After this belligerent political season, black activists and political leaders are busily preparing an agenda framed by a Bush administration. The Congressional Black Caucus, chaired by Rep. Eddie Bernice Johnson (D-Texas), has already declared its solidarity with those civil rights groups demanding an investigation of vote suppression in Florida. "There will be a far-reaching emphasis on justice in the caucus," says Johnson spokesman Cedric Mobley, "starting with voting rights, ensuring that every vote counts, and ensuring that we never ever have a situation like we have now--where attempts to harass and intimidate minority voters went unchallenged, and where antiquated voting equipment and ballots make it impossible for people to cast legitimate votes."
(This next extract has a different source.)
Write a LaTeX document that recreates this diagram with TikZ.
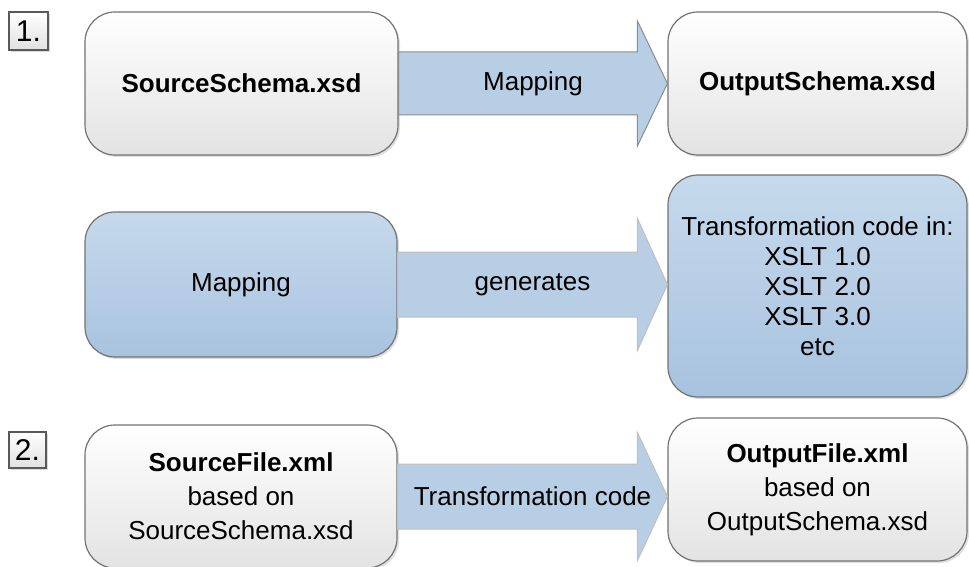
\documentclass[tikz,border=0pt]{standalone}
\usepackage{fontspec}
\setmainfont{Liberation Sans}
\usetikzlibrary{calc,shadows}
\definecolor{boxtop}{HTML}{C6D9EC}
\definecolor{boxbottom}{HTML}{A8C3DF}
\definecolor{arrowfill}{HTML}{B7CEE5}
\begin{document}
\begin{tikzpicture}[x=1pt,y=1pt,
  whitebox/.style={draw=black!55,line width=1.2pt,rounded corners=30pt,top color=white,bottom color=black!11,drop shadow={shadow xshift=2pt,shadow yshift=-2pt,opacity=0.25},align=center,inner sep=0pt,font=\fontsize{26}{34}\selectfont},
  bluebox/.style={whitebox,top color=boxtop,bottom color=boxbottom},
  numbox/.style={draw=black!65,line width=1.2pt,top color=white,bottom color=black!12,drop shadow={shadow xshift=2pt,shadow yshift=-2pt,opacity=0.3},inner sep=0pt,font=\fontsize{30}{30}\selectfont},
  fatarrow/.style={draw=black!45,line width=1pt,fill=arrowfill},
  arrowtext/.style={font=\fontsize{26}{30}\selectfont}]
  \useasboundingbox (0,0) rectangle (969,566);

  % step 1
  \node[numbox,minimum width=39pt,minimum height=38pt] (num1) at (28.5,535) {1.};
  \node[whitebox,minimum width=313pt,minimum height=143pt] (src1) at (241.5,482.5) {\textbf{SourceSchema.xsd}};
  \node[whitebox,minimum width=299pt,minimum height=143pt] (out1) at (817.5,482.5) {\textbf{OutputSchema.xsd}};
  \node[bluebox,minimum width=312pt,minimum height=145pt] (map) at (241,281.5) {Mapping};
  \node[bluebox,minimum width=299pt,minimum height=222pt,font=\fontsize{26}{30}\selectfont] (trans) at (817.5,280) {Transformation code in:\\XSLT 1.0\\XSLT 2.0\\XSLT 3.0\\etc};

  % step 2
  \node[numbox,minimum width=37pt,minimum height=36pt] (num2) at (27.5,116) {2.};
  \node[whitebox,minimum width=312pt,minimum height=143pt] (src2) at (241,69.5) {\textbf{SourceFile.xml}\\based on\\SourceSchema.xsd};
  \node[whitebox,minimum width=299pt,minimum height=143pt] (out2) at (817.5,76.5) {\textbf{OutputFile.xml}\\based on\\OutputSchema.xsd};

  % arrows
  \draw[fatarrow] ($(src1.east)+(0,31.5)$) -- ($(src1.east -| out1.west)+(-30,31.5)$) -- ($(src1.east -| out1.west)+(-30,62.5)$) -- (src1.east -| out1.west) -- ($(src1.east -| out1.west)+(-30,-62.5)$) -- ($(src1.east -| out1.west)+(-30,-31.5)$) -- ($(src1.east)+(0,-31.5)$) -- cycle;
  \node[arrowtext] (lbl1) at ($(src1.east)!0.5!(src1.east -| out1.west)$) {Mapping};

  \draw[fatarrow,draw=black!25] ($(map.east)+(0,32.5)$) -- ($(map.east -| trans.west)+(-30,32.5)$) -- ($(map.east -| trans.west)+(-30,66)$) -- (map.east -| trans.west) -- ($(map.east -| trans.west)+(-30,-66)$) -- ($(map.east -| trans.west)+(-30,-32.5)$) -- ($(map.east)+(0,-32.5)$) -- cycle;
  \node[arrowtext] (lbl2) at ($(map.east)!0.5!(map.east -| trans.west)$) {generates};

  \draw[fatarrow,draw=black!25] ($(src2.east)+(0,32.5)$) -- ($(src2.east -| out2.west)+(-30,32.5)$) -- ($(src2.east -| out2.west)+(-30,64)$) -- (src2.east -| out2.west) -- ($(src2.east -| out2.west)+(-30,-64)$) -- ($(src2.east -| out2.west)+(-30,-32.5)$) -- ($(src2.east)+(0,-32.5)$) -- cycle;
  \node[arrowtext] (lbl3) at ($(src2.east)!0.5!(src2.east -| out2.west)$) {Transformation code};
\end{tikzpicture}
\end{document}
Events surrounding election 2000 have energized the African-American community and many activists see an opportunity to jump-start the stalled but still necessary black freedom movement. With Republicans in control of the executive, legislative and judicial branches of government, black organizers have their work cut out for them. Pundits who are not blinded by the sweat of ideological fervor understand that Jesse Jackson's post-election rhetoric was not just a product of his own hyperbolic tendencies, but an accurate reflection of black Americans' justifiable anger. He understands that African-Americans' anger must be channeled into political challenges to GOP hegemony in the 2002 elections. Black leadership undoubtedly will find it difficult to maintain this emotional intensity for two years, but the judicial coup that gave America President Bush has made the job significantly easier.